Supplied data>
···

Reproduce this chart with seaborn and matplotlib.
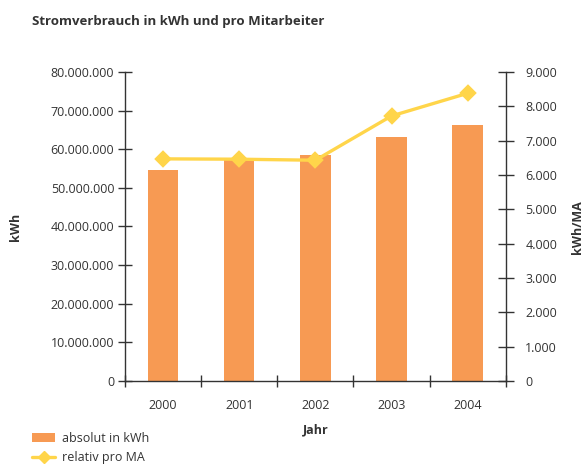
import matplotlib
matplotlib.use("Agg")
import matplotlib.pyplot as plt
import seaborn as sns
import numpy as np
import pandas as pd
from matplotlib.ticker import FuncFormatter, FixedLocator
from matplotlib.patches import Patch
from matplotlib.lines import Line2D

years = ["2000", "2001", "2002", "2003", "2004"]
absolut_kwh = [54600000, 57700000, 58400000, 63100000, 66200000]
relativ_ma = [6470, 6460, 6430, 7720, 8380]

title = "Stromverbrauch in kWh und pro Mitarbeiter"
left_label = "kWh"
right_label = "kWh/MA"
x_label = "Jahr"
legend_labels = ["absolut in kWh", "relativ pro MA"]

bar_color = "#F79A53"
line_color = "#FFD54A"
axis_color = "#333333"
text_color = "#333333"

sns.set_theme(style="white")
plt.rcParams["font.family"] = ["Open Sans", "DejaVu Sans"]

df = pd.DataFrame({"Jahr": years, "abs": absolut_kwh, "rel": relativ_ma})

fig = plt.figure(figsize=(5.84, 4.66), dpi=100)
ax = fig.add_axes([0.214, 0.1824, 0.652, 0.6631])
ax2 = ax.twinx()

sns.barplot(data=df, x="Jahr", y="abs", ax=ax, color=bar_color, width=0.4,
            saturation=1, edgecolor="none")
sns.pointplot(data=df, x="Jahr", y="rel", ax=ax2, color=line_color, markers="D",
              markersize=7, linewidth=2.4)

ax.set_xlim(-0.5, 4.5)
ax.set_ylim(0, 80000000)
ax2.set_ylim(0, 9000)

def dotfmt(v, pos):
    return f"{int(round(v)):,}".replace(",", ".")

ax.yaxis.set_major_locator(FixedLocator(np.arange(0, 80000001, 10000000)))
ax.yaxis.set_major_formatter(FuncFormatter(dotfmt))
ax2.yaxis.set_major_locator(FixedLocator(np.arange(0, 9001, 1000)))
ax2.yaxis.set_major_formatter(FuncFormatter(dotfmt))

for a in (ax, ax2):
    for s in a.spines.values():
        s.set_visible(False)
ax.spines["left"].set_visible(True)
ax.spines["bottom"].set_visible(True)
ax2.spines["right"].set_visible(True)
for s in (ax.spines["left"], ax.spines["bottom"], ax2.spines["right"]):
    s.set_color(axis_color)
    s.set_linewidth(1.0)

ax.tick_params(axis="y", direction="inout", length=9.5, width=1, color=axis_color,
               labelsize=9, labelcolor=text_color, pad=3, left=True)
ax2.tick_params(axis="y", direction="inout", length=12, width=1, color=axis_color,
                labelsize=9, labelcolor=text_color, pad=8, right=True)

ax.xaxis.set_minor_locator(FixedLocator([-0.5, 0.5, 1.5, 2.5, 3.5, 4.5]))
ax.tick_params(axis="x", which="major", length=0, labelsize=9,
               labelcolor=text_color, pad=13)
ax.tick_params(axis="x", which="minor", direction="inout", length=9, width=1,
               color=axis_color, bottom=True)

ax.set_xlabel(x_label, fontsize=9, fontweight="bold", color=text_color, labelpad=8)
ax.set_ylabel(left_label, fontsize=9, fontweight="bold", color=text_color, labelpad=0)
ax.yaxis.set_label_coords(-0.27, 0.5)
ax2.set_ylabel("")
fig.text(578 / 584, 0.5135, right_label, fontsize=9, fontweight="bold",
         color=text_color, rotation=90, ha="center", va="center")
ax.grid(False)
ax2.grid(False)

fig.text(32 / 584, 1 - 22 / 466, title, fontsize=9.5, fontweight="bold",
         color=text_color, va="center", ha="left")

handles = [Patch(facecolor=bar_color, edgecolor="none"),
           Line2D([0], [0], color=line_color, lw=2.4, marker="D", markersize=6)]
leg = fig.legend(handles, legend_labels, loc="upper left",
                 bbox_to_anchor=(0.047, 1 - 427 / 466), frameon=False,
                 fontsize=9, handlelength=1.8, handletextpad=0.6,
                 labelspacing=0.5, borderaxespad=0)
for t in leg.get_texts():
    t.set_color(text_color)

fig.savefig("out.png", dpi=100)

···

What is being asked>
Exclude every picture and copy the remaining data exactly.

Task answer>
Reproduce this chart with seaborn and matplotlib.
import matplotlib
matplotlib.use("Agg")
import matplotlib.pyplot as plt
import seaborn as sns
import numpy as np
import pandas as pd
from matplotlib.ticker import FuncFormatter, FixedLocator
from matplotlib.patches import Patch
from matplotlib.lines import Line2D

years = ["2000", "2001", "2002", "2003", "2004"]
absolut_kwh = [54600000, 57700000, 58400000, 63100000, 66200000]
relativ_ma = [6470, 6460, 6430, 7720, 8380]

title = "Stromverbrauch in kWh und pro Mitarbeiter"
left_label = "kWh"
right_label = "kWh/MA"
x_label = "Jahr"
legend_labels = ["absolut in kWh", "relativ pro MA"]

bar_color = "#F79A53"
line_color = "#FFD54A"
axis_color = "#333333"
text_color = "#333333"

sns.set_theme(style="white")
plt.rcParams["font.family"] = ["Open Sans", "DejaVu Sans"]

df = pd.DataFrame({"Jahr": years, "abs": absolut_kwh, "rel": relativ_ma})

fig = plt.figure(figsize=(5.84, 4.66), dpi=100)
ax = fig.add_axes([0.214, 0.1824, 0.652, 0.6631])
ax2 = ax.twinx()

sns.barplot(data=df, x="Jahr", y="abs", ax=ax, color=bar_color, width=0.4,
            saturation=1, edgecolor="none")
sns.pointplot(data=df, x="Jahr", y="rel", ax=ax2, color=line_color, markers="D",
              markersize=7, linewidth=2.4)

ax.set_xlim(-0.5, 4.5)
ax.set_ylim(0, 80000000)
ax2.set_ylim(0, 9000)

def dotfmt(v, pos):
    return f"{int(round(v)):,}".replace(",", ".")

ax.yaxis.set_major_locator(FixedLocator(np.arange(0, 80000001, 10000000)))
ax.yaxis.set_major_formatter(FuncFormatter(dotfmt))
ax2.yaxis.set_major_locator(FixedLocator(np.arange(0, 9001, 1000)))
ax2.yaxis.set_major_formatter(FuncFormatter(dotfmt))

for a in (ax, ax2):
    for s in a.spines.values():
        s.set_visible(False)
ax.spines["left"].set_visible(True)
ax.spines["bottom"].set_visible(True)
ax2.spines["right"].set_visible(True)
for s in (ax.spines["left"], ax.spines["bottom"], ax2.spines["right"]):
    s.set_color(axis_color)
    s.set_linewidth(1.0)

ax.tick_params(axis="y", direction="inout", length=9.5, width=1, color=axis_color,
               labelsize=9, labelcolor=text_color, pad=3, left=True)
ax2.tick_params(axis="y", direction="inout", length=12, width=1, color=axis_color,
                labelsize=9, labelcolor=text_color, pad=8, right=True)

ax.xaxis.set_minor_locator(FixedLocator([-0.5, 0.5, 1.5, 2.5, 3.5, 4.5]))
ax.tick_params(axis="x", which="major", length=0, labelsize=9,
               labelcolor=text_color, pad=13)
ax.tick_params(axis="x", which="minor", direction="inout", length=9, width=1,
               color=axis_color, bottom=True)

ax.set_xlabel(x_label, fontsize=9, fontweight="bold", color=text_color, labelpad=8)
ax.set_ylabel(left_label, fontsize=9, fontweight="bold", color=text_color, labelpad=0)
ax.yaxis.set_label_coords(-0.27, 0.5)
ax2.set_ylabel("")
fig.text(578 / 584, 0.5135, right_label, fontsize=9, fontweight="bold",
         color=text_color, rotation=90, ha="center", va="center")
ax.grid(False)
ax2.grid(False)

fig.text(32 / 584, 1 - 22 / 466, title, fontsize=9.5, fontweight="bold",
         color=text_color, va="center", ha="left")

handles = [Patch(facecolor=bar_color, edgecolor="none"),
           Line2D([0], [0], color=line_color, lw=2.4, marker="D", markersize=6)]
leg = fig.legend(handles, legend_labels, loc="upper left",
                 bbox_to_anchor=(0.047, 1 - 427 / 466), frameon=False,
                 fontsize=9, handlelength=1.8, handletextpad=0.6,
                 labelspacing=0.5, borderaxespad=0)
for t in leg.get_texts():
    t.set_color(text_color)

fig.savefig("out.png", dpi=100)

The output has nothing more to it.